• _STORED DATA_
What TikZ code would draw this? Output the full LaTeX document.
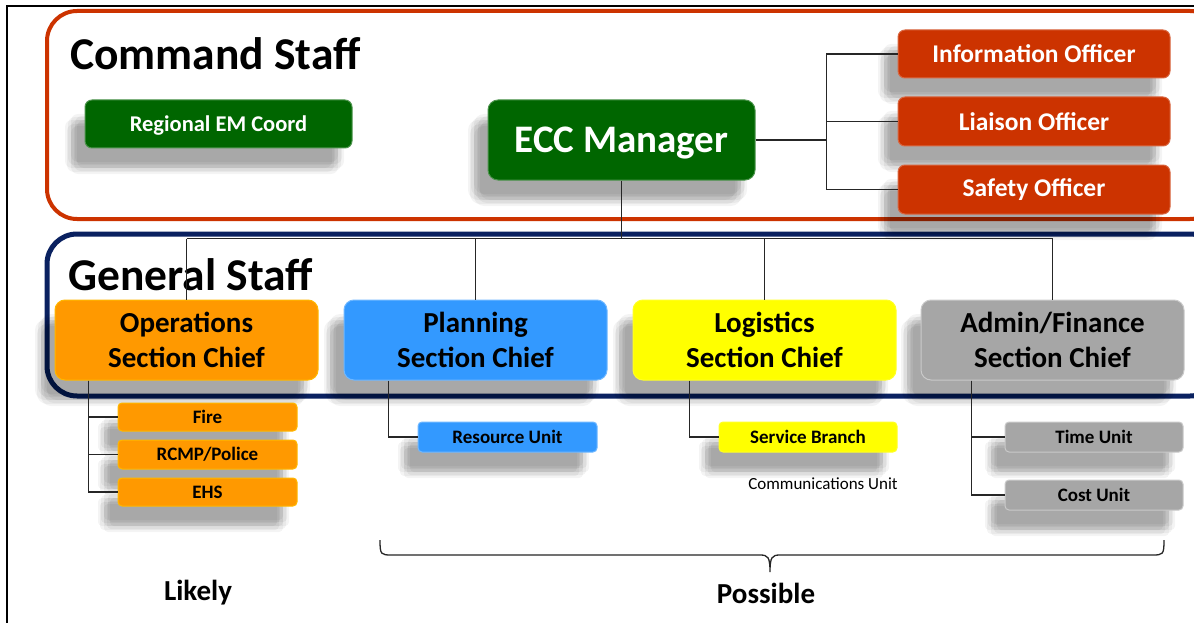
\documentclass[tikz,border=0pt]{standalone}
\usepackage{fontspec}
\setmainfont{Carlito}
\usetikzlibrary{shadows}
\definecolor{cmdred}{HTML}{CC3300}
\definecolor{navy}{HTML}{0A2160}
\definecolor{dgreen}{HTML}{006600}
\definecolor{orng}{HTML}{FF9900}
\definecolor{lblue}{HTML}{3399FF}
\definecolor{yel}{HTML}{FFFF00}
\definecolor{gry}{HTML}{A6A6A6}
\tikzset{
  sl/.style 2 args={drop shadow={shadow xshift=#1pt,shadow yshift=#2pt,opacity=.045,fill=black}},
  shd/.style={sl={-14}{-20},sl={-10}{-16},sl={-18}{-24},sl={-14}{-14},sl={-14}{-26},
    sl={-8}{-20},sl={-20}{-20},sl={-11}{-23},sl={-17}{-17}},
  box/.style={shd,rounded corners=7pt,inner sep=0pt,font=\bfseries,line width=1pt,align=center},
  gbox/.style={box,fill=dgreen,draw=dgreen!70!white,text=white,text depth=0pt},
  rbox/.style={box,fill=cmdred,draw=cmdred!75!white,text=white,minimum width=272pt,font=\fontsize{25.5}{30}\selectfont\bfseries},
  sec/.style={box,rounded corners=10pt,minimum width=263pt,minimum height=80pt,text=black,font=\fontsize{29}{35}\selectfont\bfseries},
  sub/.style={box,rounded corners=4pt,minimum width=178pt,text=black,font=\fontsize{19}{22}\selectfont\bfseries},
  conn/.style={line width=1.4pt,black!85},
  title/.style={font=\fontsize{45.5}{50}\selectfont\bfseries,anchor=base west,inner sep=0pt},
  foot/.style={font=\fontsize{29}{32}\selectfont\bfseries,inner sep=0pt}
}
\begin{document}
\begin{tikzpicture}[x=1pt,y=-1pt]
\useasboundingbox (0,0) rectangle (1194,623);
\fill[white] (0,0) rectangle (1194,623);
% outer frame
\draw[line width=1.5pt] (1194,6) -- (7,6) -- (7,623);
% group frames
\draw[cmdred,line width=4pt,rounded corners=30pt] (47,11) rectangle (1220,219);
\draw[navy,line width=5pt,rounded corners=30pt] (47,234) rectangle (1220,396);
\node[title] (cmdt) at (70,70) {Command Staff};
% command staff nodes
\node[gbox,minimum width=267pt,minimum height=48pt,font=\fontsize{22.5}{26}\selectfont\bfseries] (reg) at (218.5,124) {Regional EM Coord};
\node[gbox,rounded corners=10pt,minimum width=267pt,minimum height=80pt,font=\fontsize{39}{44}\selectfont\bfseries] (ecc) at (621.5,140) {ECC Manager};
\node[rbox,minimum height=48pt] (info) at (1034,54) {Information Officer};
\node[rbox,minimum height=49pt] (liai) at (1034,121.5) {Liaison Officer};
\node[rbox,minimum height=49pt] (safe) at (1034,189.5) {Safety Officer};
% sections
\node[sec,fill=orng,draw=orng!70!yellow] (ops) at (186.5,340) {Operations\\Section Chief};
\node[sec,fill=lblue,draw=lblue!70!white] (plan) at (475.5,340) {Planning\\Section Chief};
\node[sec,fill=yel,draw=yel!85!white] (logi) at (764.5,340) {Logistics\\Section Chief};
\node[sec,fill=gry,draw=gry!60!white] (adm) at (1052.5,340) {Admin/Finance\\Section Chief};
\node[title] (gent) at (68,290) {General Staff};
% sub units
\node[sub,fill=orng,draw=orng!70!yellow,minimum width=179pt,minimum height=28pt] (fire) at (207.5,417) {Fire};
\node[sub,fill=orng,draw=orng!70!yellow,minimum width=179pt,minimum height=29pt] (rcmp) at (207.5,454.5) {RCMP/Police};
\node[sub,fill=orng,draw=orng!70!yellow,minimum width=179pt,minimum height=28pt] (ehs) at (207.5,492) {EHS};
\node[sub,fill=lblue,draw=lblue!70!white,minimum width=179pt,minimum height=30pt] (res) at (507.5,437) {Resource Unit};
\node[sub,fill=yel,draw=yel!85!white,minimum height=30pt] (svc) at (808,437) {Service Branch};
\node[sub,fill=gry,draw=gry!60!white,minimum height=30pt] (time) at (1094,437) {Time Unit};
\node[sub,fill=gry,draw=gry!60!white,minimum height=30pt] (cost) at (1094,495) {Cost Unit};
\node[font=\fontsize{17}{20}\selectfont,inner sep=0pt] (comm) at (823,484) {Communications Unit};
% command connectors
\draw[conn] (ecc.east) -- ++(71,0) coordinate (cj);
\draw[conn] (cj) |- (info.west);
\draw[conn] (cj) |- (liai.west);
\draw[conn] (cj) |- (safe.west);
% general connectors
\draw[conn] (ecc.south) -- ++(0,58) coordinate (gj);
\draw[conn] (ops.north |- gj) -- (adm.north |- gj);
\draw[conn] (ops.north |- gj) -- (ops.north);
\draw[conn] (plan.north |- gj) -- (plan.north);
\draw[conn] (logi.north |- gj) -- (logi.north);
\draw[conn] (adm.north |- gj) -- (adm.north);
% sub connectors
\coordinate (opl) at ([xshift=34pt]ops.south west);
\draw[conn] (opl) |- (fire.west);
\draw[conn] (opl) |- (rcmp.west);
\draw[conn] (opl) |- (ehs.west);
\coordinate (pll) at ([xshift=45pt]plan.south west);
\draw[conn] (pll) |- (res.west);
\coordinate (lgl) at ([xshift=57pt]logi.south west);
\draw[conn] (lgl) |- (svc.west);
\coordinate (adl) at ([xshift=51pt]adm.south west);
\draw[conn] (adl) |- (time.west);
\draw[conn] (adl) |- (cost.west);
% brace
\draw[line width=1.3pt,black!85] (380,540) .. controls (380,555) and (381,555) .. (392,555) -- (760,555) .. controls (768,555) and (770,557) .. (770,572)
  (770,572) .. controls (770,557) and (772,555) .. (780,555) -- (1152,555) .. controls (1163,555) and (1164,555) .. (1164,540);
\node[foot] (likely) at (198,593) {Likely};
\node[foot] (poss) at (766,593) {Possible};
\end{tikzpicture}
\end{document}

• _WORK TO DO_
Give an exact copy of the material, leaving out every picture.

• _EXERCISE RESPONSE_
What TikZ code would draw this? Output the full LaTeX document.
\documentclass[tikz,border=0pt]{standalone}
\usepackage{fontspec}
\setmainfont{Carlito}
\usetikzlibrary{shadows}
\definecolor{cmdred}{HTML}{CC3300}
\definecolor{navy}{HTML}{0A2160}
\definecolor{dgreen}{HTML}{006600}
\definecolor{orng}{HTML}{FF9900}
\definecolor{lblue}{HTML}{3399FF}
\definecolor{yel}{HTML}{FFFF00}
\definecolor{gry}{HTML}{A6A6A6}
\tikzset{
  sl/.style 2 args={drop shadow={shadow xshift=#1pt,shadow yshift=#2pt,opacity=.045,fill=black}},
  shd/.style={sl={-14}{-20},sl={-10}{-16},sl={-18}{-24},sl={-14}{-14},sl={-14}{-26},
    sl={-8}{-20},sl={-20}{-20},sl={-11}{-23},sl={-17}{-17}},
  box/.style={shd,rounded corners=7pt,inner sep=0pt,font=\bfseries,line width=1pt,align=center},
  gbox/.style={box,fill=dgreen,draw=dgreen!70!white,text=white,text depth=0pt},
  rbox/.style={box,fill=cmdred,draw=cmdred!75!white,text=white,minimum width=272pt,font=\fontsize{25.5}{30}\selectfont\bfseries},
  sec/.style={box,rounded corners=10pt,minimum width=263pt,minimum height=80pt,text=black,font=\fontsize{29}{35}\selectfont\bfseries},
  sub/.style={box,rounded corners=4pt,minimum width=178pt,text=black,font=\fontsize{19}{22}\selectfont\bfseries},
  conn/.style={line width=1.4pt,black!85},
  title/.style={font=\fontsize{45.5}{50}\selectfont\bfseries,anchor=base west,inner sep=0pt},
  foot/.style={font=\fontsize{29}{32}\selectfont\bfseries,inner sep=0pt}
}
\begin{document}
\begin{tikzpicture}[x=1pt,y=-1pt]
\useasboundingbox (0,0) rectangle (1194,623);
\fill[white] (0,0) rectangle (1194,623);
% outer frame
\draw[line width=1.5pt] (1194,6) -- (7,6) -- (7,623);
% group frames
\draw[cmdred,line width=4pt,rounded corners=30pt] (47,11) rectangle (1220,219);
\draw[navy,line width=5pt,rounded corners=30pt] (47,234) rectangle (1220,396);
\node[title] (cmdt) at (70,70) {Command Staff};
% command staff nodes
\node[gbox,minimum width=267pt,minimum height=48pt,font=\fontsize{22.5}{26}\selectfont\bfseries] (reg) at (218.5,124) {Regional EM Coord};
\node[gbox,rounded corners=10pt,minimum width=267pt,minimum height=80pt,font=\fontsize{39}{44}\selectfont\bfseries] (ecc) at (621.5,140) {ECC Manager};
\node[rbox,minimum height=48pt] (info) at (1034,54) {Information Officer};
\node[rbox,minimum height=49pt] (liai) at (1034,121.5) {Liaison Officer};
\node[rbox,minimum height=49pt] (safe) at (1034,189.5) {Safety Officer};
% sections
\node[sec,fill=orng,draw=orng!70!yellow] (ops) at (186.5,340) {Operations\\Section Chief};
\node[sec,fill=lblue,draw=lblue!70!white] (plan) at (475.5,340) {Planning\\Section Chief};
\node[sec,fill=yel,draw=yel!85!white] (logi) at (764.5,340) {Logistics\\Section Chief};
\node[sec,fill=gry,draw=gry!60!white] (adm) at (1052.5,340) {Admin/Finance\\Section Chief};
\node[title] (gent) at (68,290) {General Staff};
% sub units
\node[sub,fill=orng,draw=orng!70!yellow,minimum width=179pt,minimum height=28pt] (fire) at (207.5,417) {Fire};
\node[sub,fill=orng,draw=orng!70!yellow,minimum width=179pt,minimum height=29pt] (rcmp) at (207.5,454.5) {RCMP/Police};
\node[sub,fill=orng,draw=orng!70!yellow,minimum width=179pt,minimum height=28pt] (ehs) at (207.5,492) {EHS};
\node[sub,fill=lblue,draw=lblue!70!white,minimum width=179pt,minimum height=30pt] (res) at (507.5,437) {Resource Unit};
\node[sub,fill=yel,draw=yel!85!white,minimum height=30pt] (svc) at (808,437) {Service Branch};
\node[sub,fill=gry,draw=gry!60!white,minimum height=30pt] (time) at (1094,437) {Time Unit};
\node[sub,fill=gry,draw=gry!60!white,minimum height=30pt] (cost) at (1094,495) {Cost Unit};
\node[font=\fontsize{17}{20}\selectfont,inner sep=0pt] (comm) at (823,484) {Communications Unit};
% command connectors
\draw[conn] (ecc.east) -- ++(71,0) coordinate (cj);
\draw[conn] (cj) |- (info.west);
\draw[conn] (cj) |- (liai.west);
\draw[conn] (cj) |- (safe.west);
% general connectors
\draw[conn] (ecc.south) -- ++(0,58) coordinate (gj);
\draw[conn] (ops.north |- gj) -- (adm.north |- gj);
\draw[conn] (ops.north |- gj) -- (ops.north);
\draw[conn] (plan.north |- gj) -- (plan.north);
\draw[conn] (logi.north |- gj) -- (logi.north);
\draw[conn] (adm.north |- gj) -- (adm.north);
% sub connectors
\coordinate (opl) at ([xshift=34pt]ops.south west);
\draw[conn] (opl) |- (fire.west);
\draw[conn] (opl) |- (rcmp.west);
\draw[conn] (opl) |- (ehs.west);
\coordinate (pll) at ([xshift=45pt]plan.south west);
\draw[conn] (pll) |- (res.west);
\coordinate (lgl) at ([xshift=57pt]logi.south west);
\draw[conn] (lgl) |- (svc.west);
\coordinate (adl) at ([xshift=51pt]adm.south west);
\draw[conn] (adl) |- (time.west);
\draw[conn] (adl) |- (cost.west);
% brace
\draw[line width=1.3pt,black!85] (380,540) .. controls (380,555) and (381,555) .. (392,555) -- (760,555) .. controls (768,555) and (770,557) .. (770,572)
  (770,572) .. controls (770,557) and (772,555) .. (780,555) -- (1152,555) .. controls (1163,555) and (1164,555) .. (1164,540);
\node[foot] (likely) at (198,593) {Likely};
\node[foot] (poss) at (766,593) {Possible};
\end{tikzpicture}
\end{document}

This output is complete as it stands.